Если кто— то из окрестных пацанов хотел похвастаться чем— то, то он говорил, что живет в Школьном переулке, а когда его спрашивали где это, то он, выдержав много значительную паузу, говорил:

— Ну, там, где у Алика есть Manfrini.

И пацаны с соседских улиц завистливо затихали.

За возможность только посмотреть на аккордеон меня одаривали семечками, варенной пшенкой, спелыми грушами и даже жевательной резинкой, что котировалось очень высоко.

Я уже не говорю за возможность потрогать это сокровище.

Что такое был этот аккордеон для Одессы конца пятидесятых годов, так это я вам скажу — что-нибудь особенное.

В Одессе того времени личных машин было по пальцам пересчитать, а новый итальянский аккордеон был по своему политическому весу не менее значим, чем по крайней мере мотоцикл.

Это было, как знак качества.

Если вам говорили о каком— то человеке, то уточняли, откуда он.

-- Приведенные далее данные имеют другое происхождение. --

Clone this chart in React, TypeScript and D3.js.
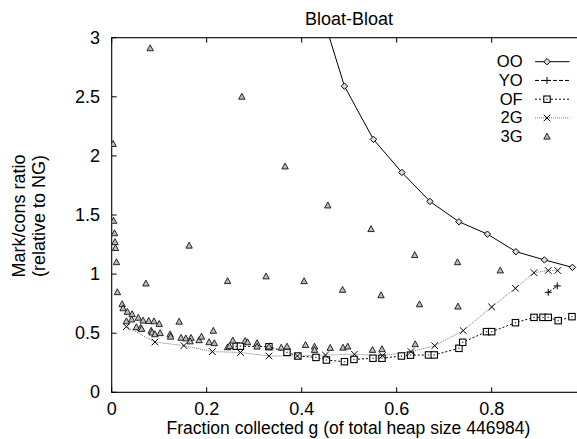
import React from 'react';
import * as d3 from 'd3';

const W = 577;
const H = 439;

const xTicks = [0, 0.2, 0.4, 0.6, 0.8, 1];
const xTickLabels = [0, 0.2, 0.4, 0.6, 0.8];
const yTicks = [0, 0.5, 1, 1.5, 2, 2.5, 3];
const seriesNames = ['OO', 'YO', 'OF', '2G', '3G'];
const title = 'Bloat-Bloat';
const xLabel = 'Fraction collected g (of total heap size 446984)';
const yLabel1 = 'Mark/cons ratio';
const yLabel2 = '(relative to NG)';

const ooX = [0.43, 0.49, 0.551, 0.611, 0.67, 0.731, 0.791, 0.851, 0.911, 0.97];
const ooY = [3.37, 2.59, 2.14, 1.86, 1.615, 1.443, 1.338, 1.19, 1.12, 1.057];

const yoX = [0.919, 0.938];
const yoY = [0.846, 0.9];

const ofX = [0.262, 0.271, 0.331, 0.369, 0.392, 0.43, 0.452, 0.49, 0.51, 0.55, 0.569, 0.61, 0.629, 0.667, 0.679, 0.731, 0.739, 0.789, 0.8, 0.85, 0.889, 0.908, 0.919, 0.94, 0.969];
const ofY = [0.39, 0.39, 0.386, 0.338, 0.307, 0.295, 0.273, 0.259, 0.278, 0.288, 0.288, 0.307, 0.314, 0.316, 0.316, 0.372, 0.423, 0.513, 0.513, 0.589, 0.634, 0.634, 0.634, 0.606, 0.64];

const g2X = [0.031, 0.091, 0.152, 0.212, 0.271, 0.331, 0.391, 0.45, 0.511, 0.57, 0.63, 0.68, 0.74, 0.8, 0.85, 0.889, 0.919, 0.939];
const g2Y = [0.555, 0.425, 0.395, 0.344, 0.337, 0.307, 0.307, 0.315, 0.322, 0.31, 0.344, 0.394, 0.522, 0.722, 0.88, 1.012, 1.03, 1.03];

const g3X = [
  0.003, 0.004, 0.006, 0.007, 0.008, 0.01, 0.012,
  0.022, 0.024, 0.033, 0.043, 0.056, 0.066, 0.078, 0.089, 0.1,
  0.031, 0.042, 0.052, 0.061, 0.063, 0.083, 0.085, 0.091, 0.102, 0.123, 0.124, 0.142, 0.146, 0.156, 0.167, 0.165, 0.184, 0.189, 0.205, 0.214, 0.216,
  0.072, 0.081, 0.163, 0.244, 0.274, 0.325, 0.365, 0.405, 0.455, 0.486, 0.546, 0.567, 0.638, 0.648, 0.728, 0.729, 0.818,
  0.244, 0.248, 0.255, 0.281, 0.286, 0.306, 0.306, 0.331, 0.357, 0.369, 0.408, 0.427, 0.427, 0.46, 0.487, 0.497, 0.549, 0.569, 0.639,
];
const g3Y = [
  2.1, 1.45, 1.345, 1.27, 1.22, 1.1, 0.846,
  0.745, 0.71, 0.68, 0.66, 0.63, 0.606, 0.603, 0.6, 0.578,
  0.6, 0.615, 0.55, 0.545, 0.535, 0.52, 0.505, 0.49, 0.5, 0.49, 0.47, 0.597, 0.46, 0.455, 0.46, 0.43, 0.44, 0.47, 0.423, 0.52, 0.415,
  0.92, 2.91, 1.24, 0.94, 2.5, 0.98, 1.91, 0.94, 1.58, 0.866, 1.38, 0.82, 1.16, 0.744, 1.1, 0.725, 1.03,
  0.38, 0.39, 0.437, 0.434, 0.423, 0.415, 0.386, 0.386, 0.377, 0.386, 0.4, 0.386, 0.358, 0.375, 0.377, 0.386, 0.358, 0.364, 0.406,
];

const FONT = '"Liberation Sans", Arial, Helvetica, sans-serif';

type Pt = [number, number];
const zip = (xs: number[], ys: number[]): Pt[] => xs.map((x, i) => [x, ys[i]]);

function Marker({ kind, x, y }: { kind: string; x: number; y: number }) {
  if (kind === 'diamond') {
    const r = 3.2;
    return <path d={`M${x},${y - r}L${x + r},${y}L${x},${y + r}L${x - r},${y}Z`} fill="#ddd" stroke="#000" strokeWidth={1} />;
  }
  if (kind === 'plus') {
    const r = 3.5;
    return <path d={`M${x - r},${y}H${x + r}M${x},${y - r}V${y + r}`} stroke="#000" strokeWidth={1} fill="none" />;
  }
  if (kind === 'square') {
    const r = 3.2;
    return (
      <g>
        <rect x={x - r} y={y - r} width={2 * r} height={2 * r} fill="#fff" stroke="#000" strokeWidth={1.1} />
        <rect x={x - 0.7} y={y - 0.7} width={1.4} height={1.4} fill="#555" />
      </g>
    );
  }
  if (kind === 'cross') {
    const r = 3.3;
    return <path d={`M${x - r},${y - r}L${x + r},${y + r}M${x - r},${y + r}L${x + r},${y - r}`} stroke="#000" strokeWidth={1} fill="none" />;
  }
  const r = 3.2;
  return <path d={`M${x},${y - 3.5}L${x + r},${y + 2.4}L${x - r},${y + 2.4}Z`} fill="#bbb" stroke="#111" strokeWidth={0.9} />;
}

export default function App() {
  const left = 111.7;
  const right = 586.7;
  const top = 37.7;
  const bottom = 392.3;
  const x = d3.scaleLinear().domain([0, 1]).range([left, right]);
  const y = d3.scaleLinear().domain([0, 3]).range([bottom, top]);
  const line = d3.line<Pt>().x((d) => x(d[0])).y((d) => y(d[1]));

  const series = [
    { name: seriesNames[0], pts: zip(ooX, ooY), marker: 'diamond', dash: undefined as string | undefined, color: '#000', lw: 1 },
    { name: seriesNames[1], pts: zip(yoX, yoY), marker: 'plus', dash: '4,2', color: '#000', lw: 1 },
    { name: seriesNames[2], pts: zip(ofX, ofY), marker: 'square', dash: '2,2', color: '#000', lw: 1 },
    { name: seriesNames[3], pts: zip(g2X, g2Y), marker: 'cross', dash: '1,1', color: '#777', lw: 1 },
    { name: seriesNames[4], pts: zip(g3X, g3Y), marker: 'triangle', dash: null as any, color: '#000', lw: 1 },
  ];

  const tickLen = 5;
  const fs = 18;
  const legendFs = 16.6;
  const legendTextX = 522.7;
  const legendY0 = 61.7;
  const legendDy = 18.75;
  const sampleX1 = 535;
  const sampleX2 = 569.5;
  const sampleMarkerX = 547;

  return (
    <svg width={W} height={H} style={{ position: 'absolute', left: 0, top: 0, background: '#fff' }} fontFamily={FONT}>
      <defs>
        <clipPath id="plotclip">
          <rect x={left} y={top} width={right - left} height={bottom - top} />
        </clipPath>
      </defs>
      <rect x={0} y={0} width={W} height={H} fill="#fff" />

      {/* ticks */}
      {yTicks.map((t) => (
        <g key={'y' + t}>
          <line x1={left} x2={left + tickLen} y1={y(t)} y2={y(t)} stroke="#000" />
          <line x1={right} x2={right - tickLen} y1={y(t)} y2={y(t)} stroke="#000" />
          <text x={100} y={y(t)} fontSize={fs} textAnchor="end" dominantBaseline="central">{String(t)}</text>
        </g>
      ))}
      {xTicks.map((t) => (
        <g key={'x' + t}>
          <line x1={x(t)} x2={x(t)} y1={bottom} y2={bottom - tickLen} stroke="#000" />
          <line x1={x(t)} x2={x(t)} y1={top} y2={top + tickLen} stroke="#000" />
        </g>
      ))}
      {xTickLabels.map((t) => (
        <text key={'xl' + t} x={x(t)} y={414.5} fontSize={fs} textAnchor="middle">{String(t)}</text>
      ))}

      {/* frame */}
      <rect x={left} y={top} width={right - left} height={bottom - top} fill="none" stroke="#000" strokeWidth={1.1} />

      {/* data */}
      <g clipPath="url(#plotclip)">
        {series.map((s) =>
          s.dash === null ? null : (
            <path key={'l' + s.name} d={line(s.pts) || ''} fill="none" stroke={s.color} strokeWidth={s.lw} strokeDasharray={s.dash} />
          )
        )}
        {series.map((s) => (
          <g key={'m' + s.name}>
            {s.pts.map((p, i) => (
              <Marker key={i} kind={s.marker} x={x(p[0])} y={y(p[1])} />
            ))}
          </g>
        ))}
      </g>

      {/* legend */}
      {series.map((s, i) => {
        const ly = legendY0 + i * legendDy;
        return (
          <g key={'lg' + s.name}>
            <text x={legendTextX} y={ly} fontSize={legendFs} textAnchor="end" dominantBaseline="central">{s.name}</text>
            {s.dash !== null && (
              <line x1={sampleX1} x2={sampleX2} y1={ly} y2={ly} stroke={s.color} strokeWidth={s.lw} strokeDasharray={s.dash} />
            )}
            <Marker kind={s.marker} x={sampleMarkerX} y={ly} />
          </g>
        );
      })}

      {/* titles */}
      <text x={349} y={25} fontSize={fs} textAnchor="middle">{title}</text>
      <text x={348.5} y={434} fontSize={17.5} textAnchor="middle">{xLabel}</text>
      <text transform="translate(19,216) rotate(-90)" fontSize={fs} textAnchor="middle" dominantBaseline="central">{yLabel1}</text>
      <text transform="translate(38.6,216) rotate(-90)" fontSize={fs} textAnchor="middle" dominantBaseline="central">{yLabel2}</text>
    </svg>
  );
}
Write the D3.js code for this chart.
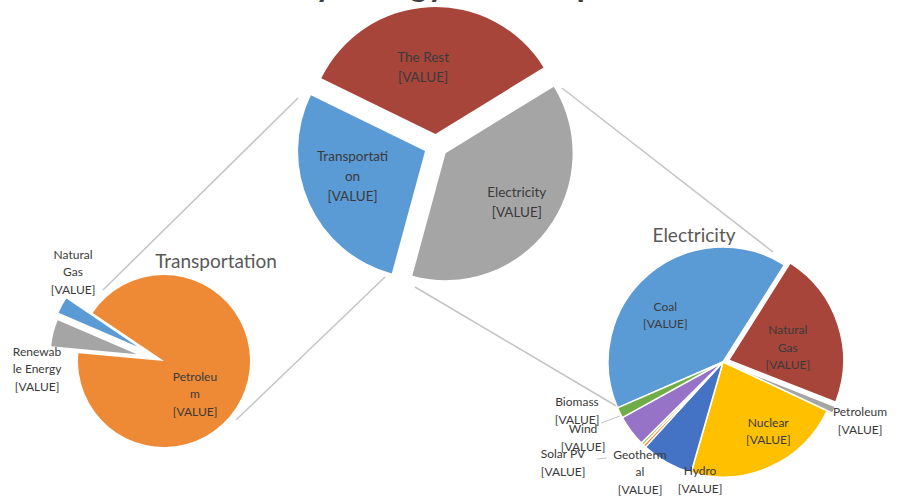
<!DOCTYPE html>
<html>
<head>
<meta charset="utf-8">
<script src="https://cdn.jsdelivr.net/npm/d3@7"></script>
<style>
  body { margin: 0; background: #fff; }
  svg { display: block; }
  text { font-family: Lato, "Open Sans", "Liberation Sans", sans-serif; }
</style>
</head>
<body>
<svg id="chart" width="898" height="501"></svg>
<script>
// ---- data ----
const chartTitle = "US Primary Energy Consumption in 2011";

const sectorNames  = ["The Rest", "Electricity", "Transportation"];
const sectorShares = [34, 38, 28];
const sectorLabels = [["The Rest", "[VALUE]"], ["Electricity", "[VALUE]"], ["Transportati", "on", "[VALUE]"]];

const transportSources = ["Petroleum", "Renewable Energy", "Natural Gas"];
const transportShares  = [92, 5, 3];
const transportLabels  = [["Petroleu", "m", "[VALUE]"], ["Renewab", "le Energy", "[VALUE]"], ["Natural", "Gas", "[VALUE]"]];

const electricitySources = ["Coal", "Natural Gas", "Petroleum", "Nuclear", "Hydro", "Geothermal", "Solar PV", "Wind", "Biomass"];
const electricityShares  = [40.5, 22, 1, 22.5, 7.3, 0.4, 0.4, 4.4, 1.5];
const electricityLabels  = [["Coal", "[VALUE]"], ["Natural", "Gas", "[VALUE]"], ["Petroleum", "[VALUE]"],
                            ["Nuclear", "[VALUE]"], ["Hydro", "[VALUE]"], ["Geotherm", "al", "[VALUE]"],
                            ["Solar PV", "[VALUE]"], ["Wind", "[VALUE]"], ["Biomass", "[VALUE]"]];

// ---- layout ----
const svg = d3.select("#chart");
const rad = d => d * Math.PI / 180;
const labelColor = "#3a3a3a";

// pie-of-pie connector lines
const connectors = [
  [[298, 98], [103, 290]],
  [[385, 277], [236, 420]],
  [[562, 88], [773, 252]],
  [[415, 287], [618, 407]]
];
// small label leader lines
const leaders = [
  [[601, 423], [620, 416]],
  [[597, 459], [607, 458]]
];

svg.append("g").selectAll("line").data(connectors).join("line")
  .attr("x1", d => d[0][0]).attr("y1", d => d[0][1])
  .attr("x2", d => d[1][0]).attr("y2", d => d[1][1])
  .attr("stroke", "#c4c4c4").attr("stroke-width", 1.5);

svg.append("g").selectAll("line").data(leaders).join("line")
  .attr("x1", d => d[0][0]).attr("y1", d => d[0][1])
  .attr("x2", d => d[1][0]).attr("y2", d => d[1][1])
  .attr("stroke", "#c4c4c4").attr("stroke-width", 1);

function drawPie(cfg) {
  const start = rad(cfg.start);
  const pie = d3.pie().sort(null).startAngle(start).endAngle(start + 2 * Math.PI);
  const arcs = pie(cfg.values);
  const arc = d3.arc().innerRadius(0).outerRadius(cfg.r);
  const g = svg.append("g").attr("transform", `translate(${cfg.cx},${cfg.cy})`);

  arcs.forEach((a, i) => {
    const mid = (a.startAngle + a.endAngle) / 2;
    const ex = cfg.explode[i] || 0;
    const dx = Math.sin(mid) * ex, dy = -Math.cos(mid) * ex;
    g.append("path")
      .attr("d", arc(a))
      .attr("transform", `translate(${dx},${dy})`)
      .attr("fill", cfg.colors[i])
      .attr("stroke", "#fff")
      .attr("stroke-width", cfg.stroke);
  });

  arcs.forEach((a, i) => {
    const mid = (a.startAngle + a.endAngle) / 2;
    const ex = cfg.explode[i] || 0;
    const place = cfg.place[i];
    let lx, ly;
    if (place.inside != null) {
      const rr = cfg.r * place.inside + ex;
      lx = Math.sin(mid) * rr + place.shift[0];
      ly = -Math.cos(mid) * rr + place.shift[1];
    } else {
      lx = place.at[0];
      ly = place.at[1];
    }
    const lines = cfg.labels[i];
    const t = g.append("text")
      .attr("text-anchor", "middle")
      .attr("font-size", cfg.fontSize)
      .attr("fill", labelColor);
    lines.forEach((s, k) => {
      t.append("tspan")
        .attr("x", lx)
        .attr("y", ly + (k - (lines.length - 1) / 2) * cfg.lineH)
        .attr("dy", "0.35em")
        .text(s);
    });
  });

  if (cfg.title) {
    g.append("text")
      .attr("x", cfg.title.at[0]).attr("y", cfg.title.at[1])
      .attr("text-anchor", "middle")
      .attr("font-size", 19)
      .attr("fill", "#595959")
      .text(cfg.title.text);
  }
}

// main pie: sectors
drawPie({
  values: sectorShares, labels: sectorLabels,
  cx: 436, cy: 146, r: 127, start: -64, stroke: 0,
  colors: ["#A8453B", "#A5A5A5", "#5B9BD5"],
  explode: [12, 12, 12],
  fontSize: 13.5, lineH: 20,
  place: [
    { inside: 0.54, shift: [-9, 1.5] },
    { inside: 0.68, shift: [2, -3] },
    { inside: 0.61, shift: [-2, -7] }
  ]
});

// transportation breakdown
drawPie({
  values: transportShares, labels: transportLabels,
  cx: 164, cy: 361, r: 86, start: -56, stroke: 0,
  colors: ["#EE8A36", "#A5A5A5", "#5B9BD5"],
  explode: [0, 28, 30],
  fontSize: 12, lineH: 17.5,
  place: [
    { inside: 0.5, shift: [-9.5, 18.6] },
    { at: [-127, 8] },
    { at: [-91, -89] }
  ],
  title: { text: "Transportation", at: [52, -93] }
});

// electricity breakdown
drawPie({
  values: electricityShares, labels: electricityLabels,
  cx: 723, cy: 362, r: 115, start: -113.5, stroke: 1.5,
  colors: ["#5B9BD5", "#A8453B", "#A5A5A5", "#FFC000", "#4472C4", "#ED7D31", "#A9C94F", "#9673C7", "#70AD47"],
  explode: [0, 6, 6, 0, 0, 0, 0, 0, 0],
  fontSize: 12, lineH: 17.5,
  place: [
    { inside: 0.65, shift: [-9, 10] },
    { inside: 0.55, shift: [-1, 7] },
    { at: [137, 59] },
    { inside: 0.7, shift: [12, -4] },
    { at: [-23, 118] },
    { at: [-83, 110] },
    { at: [-160, 101] },
    { at: [-140, 76] },
    { at: [-146, 49] }
  ],
  title: { text: "Electricity", at: [-29, -120] }
});

// chart title (runs off the top edge)
svg.append("text")
  .attr("x", 471).attr("y", -4)
  .attr("text-anchor", "middle")
  .attr("font-size", 34)
  .attr("font-weight", "bold")
  .attr("fill", "#404040")
  .text(chartTitle);
</script>
</body>
</html>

Например, если говорили про Маню с Маразлиевской, то все знали, что это была именно та Маня, у которой есть швейная машинка.
Когда говорили за Менделя с Торговой, то никто не сомневался, что это тот Мендель, у которого стоит КВН 49, а что это такое, так спросите своих родителей и они вам скажут.

Точно так же говорили про мою бабушку: №Пойдите до Кати со Школьного переулка и все понимали, что это именно та Катя, у которой дома есть аккордеон Manfrini». Несмотря на то, что жили мы небогато, статус нашей семьи был на высоте.

Так вот моя любимая бабушка решила, что ее внук должен стать музыкантом и, сами понимаете, что инструмент, который принесет мне славу и есть — наш Manfrini. То, что медведь наступил мне на оба уха, бабушку совершенно не волновало, потому как настойчивостью она обладала отменной.

Когда дедушкина сестра, тетя Аделя, сказала бабе Кате, что из меня получится музыкант, ну, как бы помягче выразиться...

Екатерина Абрамовна невозмутимо отвечала:

— Аделя, я вас умоляю, кто бы говорил. Вот ваш Ленчик тоже не подарок, а техникум закончил, что удивительно.

— Что вы имеете до Ленчика? — Вопрошала тетя Аделя.

— Тю, какое мне дело до вашего сына, но мой мальчик, чтоб он был здоров, тоже не из самой худшей семьи и может выйти в люди благодаря инстУменту.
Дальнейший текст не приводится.